Sustainability is no longer a side project; it’s part of specification. Demand for recyclable label constructions is growing at 8–12% annually in the accounts I follow. Paper faces with FSC certification, wash-off adhesives for PET recovery, and Water-based Ink where feasible are climbing the shortlist. I’ve even seen trial packs using die-cut circles—similar to avery circle labels—on fiber-based carriers to test end-of-life sorting behavior. In regulated categories, Food-Safe Ink and Low-Migration Ink remain non-negotiable alongside EU 1935/2004 and FDA 21 CFR 175/176 considerations.

Trade-offs are real. Paper faces lower CO₂/pack in some LCA models but may scuff without a protective Varnishing; PE/PP films run cleanly at speed and resist moisture but raise recycling questions without compatible liners and adhesives. Plants reporting kWh/pack often show a 5–10% energy swing when shifting between curing systems—UV vs LED-UV—depending on line speed and ink laydown. If you’re quoting ambitious sustainability KPIs, make sure procurement and prepress align on substrate, adhesive chemistry, and finishing from the start. Otherwise, changeovers will erode those gains.

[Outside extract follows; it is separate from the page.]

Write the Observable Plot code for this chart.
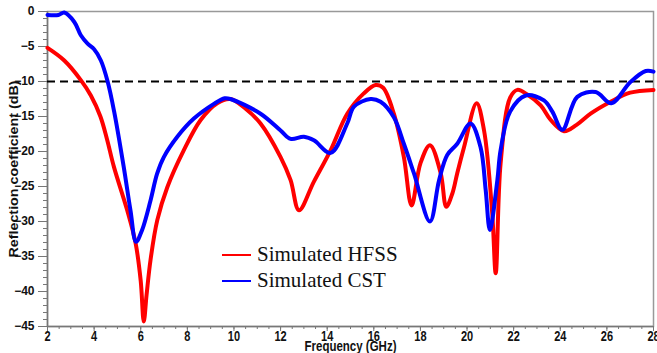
<!DOCTYPE html>
<html><head><meta charset="utf-8">
<script src="https://cdn.jsdelivr.net/npm/d3@7"></script>
<script src="https://cdn.jsdelivr.net/npm/@observablehq/plot@0.6"></script>
<style>
body{margin:0;background:#fff;}
#wrap{position:relative;width:657px;height:353px;overflow:hidden;}
.leg{position:absolute;font-family:"Liberation Serif","Times New Roman",serif;font-size:21px;color:#111;display:flex;align-items:center;}
.leg span.sw{display:inline-block;width:29px;height:2px;margin-right:6px;}
</style>
</head><body>
<div id="wrap"></div>
<script>
const hfssFreq = [2,2.72,3.43,3.86,4.27,4.55,4.85,5.42,5.78,6.0,6.13,6.25,6.42,6.71,7.14,7.85,8.57,9.28,9.85,10.5,11.14,12.0,12.43,12.79,13.43,14.15,14.86,15.57,16.08,16.4,16.86,17.29,17.62,18.0,18.41,18.87,19.11,19.37,19.58,19.87,20.41,20.73,21.08,21.23,21.44,21.85,22.16,22.6,23.16,23.59,24.16,24.7,25.3,26.16,27.0,28];
const hfssDb   = [-5.2,-7.0,-9.8,-12,-15.0,-18.2,-22.2,-28.4,-33.1,-38.5,-44.3,-40.5,-35.5,-29.8,-25.1,-19.8,-15.5,-13.1,-12.5,-13.9,-16.0,-20.8,-24.1,-28.4,-24.3,-19.8,-14.6,-11.7,-10.5,-10.9,-14.6,-20.8,-27.7,-21.7,-19.1,-23.1,-27.9,-26,-23.1,-19.4,-13.1,-17,-28.8,-37.4,-21.7,-12.3,-11.2,-11.9,-13.4,-15.5,-17.1,-16.2,-14.6,-12.9,-11.6,-11.2];
const cstFreq = [2,2.47,2.72,3.15,3.43,3.72,4.0,4.29,4.58,4.86,5.27,5.56,5.8,6.06,6.42,6.7,6.99,7.57,8.28,9.14,9.6,9.85,11.14,12.0,12.43,13.0,13.43,14.15,14.86,15.15,15.86,16.29,16.86,17.29,17.72,18.41,18.8,19.15,19.58,20.15,20.58,20.8,20.98,21.3,21.44,21.85,22.52,23.3,23.66,24.09,24.73,25.52,26.19,27.0,27.67,28];
const cstDb   = [-0.5,-0.5,-0.15,-1.5,-3.4,-4.6,-5.4,-7.0,-10,-14.3,-22.2,-28.4,-32.9,-31.2,-27,-23.2,-20.8,-17.9,-15.3,-13.2,-12.4,-12.5,-14.6,-17.0,-18.2,-17.9,-18.4,-20.2,-16,-13.6,-12.5,-12.9,-15.1,-18.9,-23.1,-30.0,-24.1,-20.5,-18.9,-16.0,-19.4,-25.5,-31.2,-24.1,-19.8,-14.3,-12.0,-12.7,-14.3,-16.9,-12.2,-11.5,-13.1,-10.1,-8.5,-8.6];
const refLevel = [-10];
const xMajor = d3.range(2, 28.01, 2);
const xMinor = d3.range(2, 28.01, 0.5);
const yMajor = d3.range(-45, 0.01, 5);
const yMinor = d3.range(-45, 0.01, 1);
const xLabel = "Frequency (GHz)";
const yLabel = "Reflection coefficient (dB)";
const seriesNames = ["Simulated HFSS", "Simulated CST"];
const seriesColors = ["#ff0000", "#0000ff"];

const hfss = hfssFreq.map((f,i)=>({f, db:hfssDb[i]}));
const cst = cstFreq.map((f,i)=>({f, db:cstDb[i]}));

const chart = Plot.plot({
  width: 657, height: 353,
  marginLeft: 47, marginRight: 4, marginTop: 11, marginBottom: 27,
  x: {domain: [2, 28]},
  y: {domain: [-45, 0]},
  style: {fontFamily: "Arial, 'Liberation Sans', sans-serif", fontWeight: "bold", fontSize: "12px", color: "#111", background: "#fff"},
  marks: [
    Plot.frame({stroke: "#999", strokeWidth: 1.5}),
    Plot.axisX({ticks: xMinor, tickSize: 3, tickFormat: () => "", stroke: "#777", label: null}),
    Plot.axisX({ticks: xMajor, tickSize: 5, tickPadding: 0, stroke: "#777", fill: "#111", fontSize: 11, fontWeight: "bold", label: null}),
    Plot.axisY({ticks: yMinor, tickSize: 4, tickFormat: () => "", stroke: "#777", label: null}),
    Plot.axisY({ticks: yMajor, tickSize: 9, tickPadding: 4, stroke: "#777", fill: "#111", fontSize: 12, fontWeight: "bold", label: null}),
    Plot.ruleX([2], {stroke: "#777", strokeWidth: 1.5}),
    Plot.ruleY([-45], {stroke: "#777", strokeWidth: 1.5}),
    Plot.ruleY(refLevel, {stroke: "#000", strokeWidth: 2.2, strokeDasharray: "8,5"}),
    Plot.line(hfss, {x: "f", y: "db", stroke: seriesColors[0], strokeWidth: 4, curve: "catmull-rom"}),
    Plot.line(cst, {x: "f", y: "db", stroke: seriesColors[1], strokeWidth: 4, curve: "catmull-rom"}),
    Plot.text([xLabel], {frameAnchor: "bottom", dy: 23, fontSize: 11.5, fontWeight: "bold", fill: "#111"}),
    Plot.text([yLabel], {frameAnchor: "left", dx: -34, rotate: -90, textAnchor: "middle", fontSize: 13, fontWeight: "bold", fill: "#111"})
  ]
});
chart.style.overflow = "visible";
const wrap = document.getElementById("wrap");
wrap.appendChild(chart);

function stretch(t, sx, sy) {
  const b = t.getBBox();
  const cx = b.x + b.width / 2, cy = b.y + b.height / 2;
  const T = t.getAttribute("transform") || "";
  t.setAttribute("transform", `${T} translate(${cx},${cy}) scale(${sx},${sy}) translate(${-cx},${-cy})`);
}
const xTickStrings = xMajor.map(String);
chart.querySelectorAll("text").forEach(t => {
  const s = t.textContent.trim();
  if (xTickStrings.includes(s)) stretch(t, 1, 1.4);
  else if (s === xLabel) stretch(t, 1, 1.3);
  else if (s === yLabel) stretch(t, 1.1, 1);
});

const legTops = [242, 268];
seriesNames.forEach((n, i) => {
  const d = document.createElement("div");
  d.className = "leg";
  d.style.left = "222px";
  d.style.top = legTops[i] + "px";
  d.innerHTML = `<span class="sw" style="background:${seriesColors[i]}"></span>${n}`;
  wrap.appendChild(d);
});
</script>
</body></html>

One practical note from the die room: circular and tight-radius shapes create more matrix stress and can push Waste Rate up by a few percentage points if vacuum and web tension aren’t tuned. For customized labels with intricate shapes, map tension profiles and test matrix speed limits before locking production. The bigger picture still holds—sustainable choices are accelerating—but the path is incremental and detail-heavy. Teams that manage those details will get more value from **sheet labels** across concepts, pilots, and full runs.